Below is a listing. Gather each line of it that contains "page".

──────── ENTRIES SHOWN ────────

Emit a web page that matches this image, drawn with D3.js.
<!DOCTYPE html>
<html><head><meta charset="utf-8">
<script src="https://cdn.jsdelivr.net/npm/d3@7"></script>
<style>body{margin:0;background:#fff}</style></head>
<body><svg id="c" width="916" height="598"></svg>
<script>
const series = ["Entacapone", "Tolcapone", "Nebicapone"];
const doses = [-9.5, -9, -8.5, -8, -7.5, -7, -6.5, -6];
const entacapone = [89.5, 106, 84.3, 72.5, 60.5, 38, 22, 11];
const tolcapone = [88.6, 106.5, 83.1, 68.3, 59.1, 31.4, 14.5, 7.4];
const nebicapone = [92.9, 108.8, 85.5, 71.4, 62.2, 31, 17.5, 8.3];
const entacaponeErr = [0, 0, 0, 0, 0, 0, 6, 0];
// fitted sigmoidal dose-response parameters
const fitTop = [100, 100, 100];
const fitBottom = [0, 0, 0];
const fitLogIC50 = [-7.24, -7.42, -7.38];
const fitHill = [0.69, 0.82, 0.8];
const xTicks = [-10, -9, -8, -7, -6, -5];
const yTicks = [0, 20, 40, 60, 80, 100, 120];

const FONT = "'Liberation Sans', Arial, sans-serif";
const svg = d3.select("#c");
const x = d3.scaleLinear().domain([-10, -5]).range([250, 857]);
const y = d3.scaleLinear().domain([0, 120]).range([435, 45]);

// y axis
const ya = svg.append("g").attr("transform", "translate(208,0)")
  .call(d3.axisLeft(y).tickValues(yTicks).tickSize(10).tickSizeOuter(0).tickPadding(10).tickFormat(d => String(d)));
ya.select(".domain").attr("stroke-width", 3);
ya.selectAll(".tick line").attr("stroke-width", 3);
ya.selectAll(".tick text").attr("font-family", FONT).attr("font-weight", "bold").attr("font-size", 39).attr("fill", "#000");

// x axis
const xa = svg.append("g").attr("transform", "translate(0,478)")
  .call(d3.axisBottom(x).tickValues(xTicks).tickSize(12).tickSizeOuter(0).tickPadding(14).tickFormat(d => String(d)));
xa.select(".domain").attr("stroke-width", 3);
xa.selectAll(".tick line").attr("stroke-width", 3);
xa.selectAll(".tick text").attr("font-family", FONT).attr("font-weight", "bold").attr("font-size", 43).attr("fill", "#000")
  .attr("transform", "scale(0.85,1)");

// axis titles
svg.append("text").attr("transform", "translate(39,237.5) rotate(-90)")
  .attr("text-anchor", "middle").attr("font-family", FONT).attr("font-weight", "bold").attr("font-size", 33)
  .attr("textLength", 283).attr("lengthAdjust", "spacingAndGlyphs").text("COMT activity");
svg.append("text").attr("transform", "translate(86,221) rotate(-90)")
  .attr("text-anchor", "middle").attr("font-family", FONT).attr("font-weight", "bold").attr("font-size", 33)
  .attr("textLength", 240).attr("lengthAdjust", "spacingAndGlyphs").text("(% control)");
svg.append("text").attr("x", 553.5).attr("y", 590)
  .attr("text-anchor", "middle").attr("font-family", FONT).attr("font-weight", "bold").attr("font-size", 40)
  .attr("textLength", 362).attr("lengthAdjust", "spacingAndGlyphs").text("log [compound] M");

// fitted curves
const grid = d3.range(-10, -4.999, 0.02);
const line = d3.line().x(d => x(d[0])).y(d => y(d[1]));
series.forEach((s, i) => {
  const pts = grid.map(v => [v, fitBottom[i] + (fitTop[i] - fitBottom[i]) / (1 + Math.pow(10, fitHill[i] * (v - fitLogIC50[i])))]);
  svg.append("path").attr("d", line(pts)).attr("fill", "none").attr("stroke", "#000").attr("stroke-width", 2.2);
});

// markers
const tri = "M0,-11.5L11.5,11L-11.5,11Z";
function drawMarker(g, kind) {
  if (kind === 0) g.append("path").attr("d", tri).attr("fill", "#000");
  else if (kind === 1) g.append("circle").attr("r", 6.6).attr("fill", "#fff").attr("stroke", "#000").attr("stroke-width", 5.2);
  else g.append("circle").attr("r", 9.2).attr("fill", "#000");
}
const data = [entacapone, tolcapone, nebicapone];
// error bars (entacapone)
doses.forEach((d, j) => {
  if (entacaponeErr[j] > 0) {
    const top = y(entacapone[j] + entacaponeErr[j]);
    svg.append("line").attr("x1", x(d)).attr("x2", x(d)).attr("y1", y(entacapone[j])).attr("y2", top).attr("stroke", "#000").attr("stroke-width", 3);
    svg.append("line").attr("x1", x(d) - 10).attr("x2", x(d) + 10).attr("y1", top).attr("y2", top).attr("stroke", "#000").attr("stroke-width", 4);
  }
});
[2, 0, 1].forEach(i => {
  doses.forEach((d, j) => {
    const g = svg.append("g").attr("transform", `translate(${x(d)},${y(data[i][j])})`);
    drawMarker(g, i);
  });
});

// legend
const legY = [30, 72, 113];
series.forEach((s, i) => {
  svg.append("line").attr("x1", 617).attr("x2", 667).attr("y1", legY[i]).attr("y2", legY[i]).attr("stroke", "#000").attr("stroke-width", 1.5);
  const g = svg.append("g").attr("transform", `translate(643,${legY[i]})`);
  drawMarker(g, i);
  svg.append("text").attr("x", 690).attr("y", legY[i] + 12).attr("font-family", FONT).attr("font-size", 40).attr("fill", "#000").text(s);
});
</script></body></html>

────────
──────── ENTRIES SHOWN ────────

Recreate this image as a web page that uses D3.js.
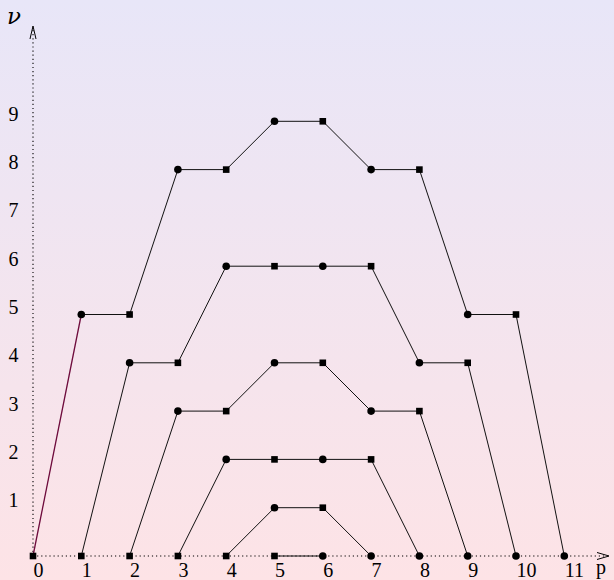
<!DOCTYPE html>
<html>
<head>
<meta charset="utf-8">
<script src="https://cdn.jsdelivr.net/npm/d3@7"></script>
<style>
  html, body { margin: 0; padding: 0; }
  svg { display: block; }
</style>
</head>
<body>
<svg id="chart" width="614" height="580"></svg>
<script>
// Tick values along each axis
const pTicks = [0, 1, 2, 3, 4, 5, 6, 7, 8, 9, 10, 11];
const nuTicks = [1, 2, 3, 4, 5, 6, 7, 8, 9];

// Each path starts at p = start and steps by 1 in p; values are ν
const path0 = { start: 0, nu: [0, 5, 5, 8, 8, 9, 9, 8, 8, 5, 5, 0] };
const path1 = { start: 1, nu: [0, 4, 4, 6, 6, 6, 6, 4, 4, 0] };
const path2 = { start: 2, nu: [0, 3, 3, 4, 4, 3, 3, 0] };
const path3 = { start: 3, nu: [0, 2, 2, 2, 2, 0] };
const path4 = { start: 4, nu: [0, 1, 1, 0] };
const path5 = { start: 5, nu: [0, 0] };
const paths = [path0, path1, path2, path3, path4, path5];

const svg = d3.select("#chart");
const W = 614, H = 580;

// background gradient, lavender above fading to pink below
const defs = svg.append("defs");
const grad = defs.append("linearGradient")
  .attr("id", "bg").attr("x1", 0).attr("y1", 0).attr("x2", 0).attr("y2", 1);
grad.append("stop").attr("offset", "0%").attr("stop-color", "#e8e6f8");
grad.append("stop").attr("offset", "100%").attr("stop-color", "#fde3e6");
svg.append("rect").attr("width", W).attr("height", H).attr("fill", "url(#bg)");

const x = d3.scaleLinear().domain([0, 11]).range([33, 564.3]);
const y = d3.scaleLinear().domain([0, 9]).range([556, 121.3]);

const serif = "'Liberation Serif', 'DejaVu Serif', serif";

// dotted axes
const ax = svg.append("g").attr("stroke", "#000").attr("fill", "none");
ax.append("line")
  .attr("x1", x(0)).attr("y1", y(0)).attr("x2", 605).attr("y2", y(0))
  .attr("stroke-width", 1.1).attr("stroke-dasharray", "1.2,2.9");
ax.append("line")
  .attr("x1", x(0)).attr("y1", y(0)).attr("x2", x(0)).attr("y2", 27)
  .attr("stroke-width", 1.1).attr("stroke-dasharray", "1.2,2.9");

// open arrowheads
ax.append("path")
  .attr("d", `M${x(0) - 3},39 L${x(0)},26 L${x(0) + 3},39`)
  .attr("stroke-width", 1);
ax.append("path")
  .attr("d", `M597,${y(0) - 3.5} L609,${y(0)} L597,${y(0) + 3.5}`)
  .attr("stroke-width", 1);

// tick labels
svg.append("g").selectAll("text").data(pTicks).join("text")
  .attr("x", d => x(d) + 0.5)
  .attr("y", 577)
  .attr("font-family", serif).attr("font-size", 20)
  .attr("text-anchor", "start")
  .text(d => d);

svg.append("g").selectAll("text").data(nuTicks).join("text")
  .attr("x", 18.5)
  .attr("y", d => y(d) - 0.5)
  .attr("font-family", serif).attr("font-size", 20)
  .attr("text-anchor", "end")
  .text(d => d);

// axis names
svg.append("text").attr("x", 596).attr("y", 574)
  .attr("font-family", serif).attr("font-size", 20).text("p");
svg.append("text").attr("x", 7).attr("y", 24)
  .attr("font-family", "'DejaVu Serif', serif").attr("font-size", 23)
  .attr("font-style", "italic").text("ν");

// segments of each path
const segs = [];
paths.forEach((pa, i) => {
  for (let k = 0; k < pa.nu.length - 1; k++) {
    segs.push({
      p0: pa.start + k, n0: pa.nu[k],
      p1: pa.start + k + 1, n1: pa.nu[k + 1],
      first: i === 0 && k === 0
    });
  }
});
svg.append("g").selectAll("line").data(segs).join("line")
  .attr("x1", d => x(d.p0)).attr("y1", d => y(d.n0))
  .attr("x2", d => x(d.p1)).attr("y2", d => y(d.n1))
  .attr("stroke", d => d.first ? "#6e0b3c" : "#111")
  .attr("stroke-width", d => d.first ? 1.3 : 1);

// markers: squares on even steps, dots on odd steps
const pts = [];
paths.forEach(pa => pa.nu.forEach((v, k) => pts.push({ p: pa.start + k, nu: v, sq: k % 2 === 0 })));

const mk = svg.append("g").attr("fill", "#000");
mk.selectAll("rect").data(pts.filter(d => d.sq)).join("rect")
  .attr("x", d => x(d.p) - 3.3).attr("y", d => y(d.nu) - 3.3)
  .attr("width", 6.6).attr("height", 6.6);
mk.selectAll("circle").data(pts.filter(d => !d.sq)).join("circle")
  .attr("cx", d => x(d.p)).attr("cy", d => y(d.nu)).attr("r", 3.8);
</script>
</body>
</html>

────────
──────── ENTRIES SHOWN ────────

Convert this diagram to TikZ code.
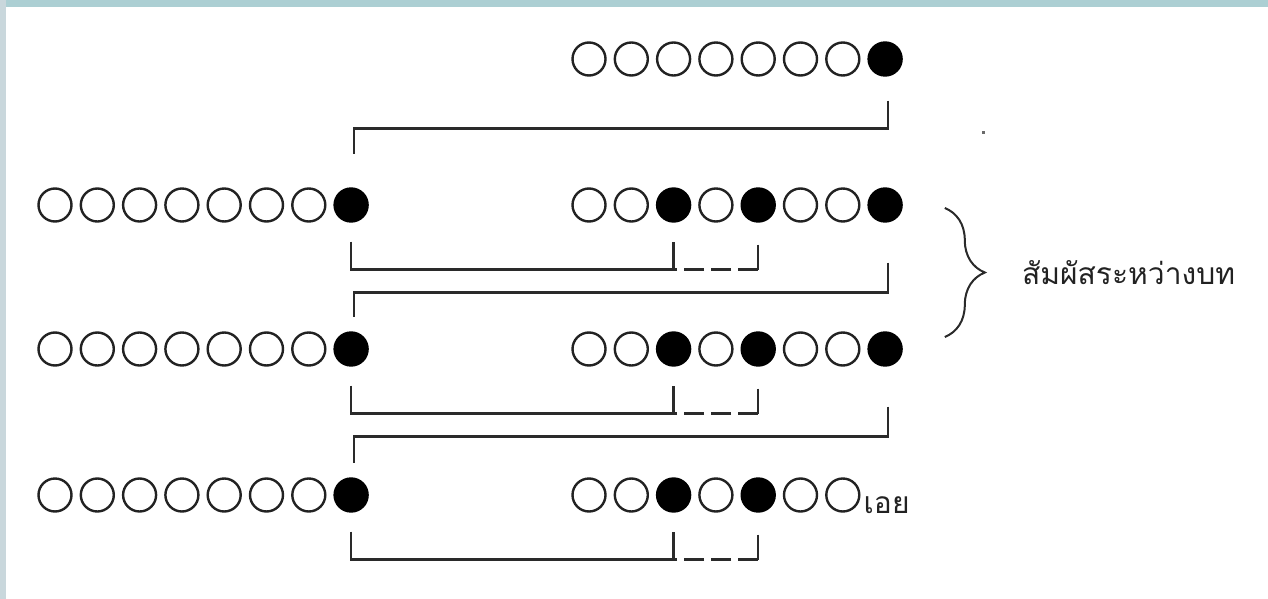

────────

**FINAL ANSWER:**
Emit a web page that matches this image, drawn with D3.js.
Recreate this image as a web page that uses D3.js.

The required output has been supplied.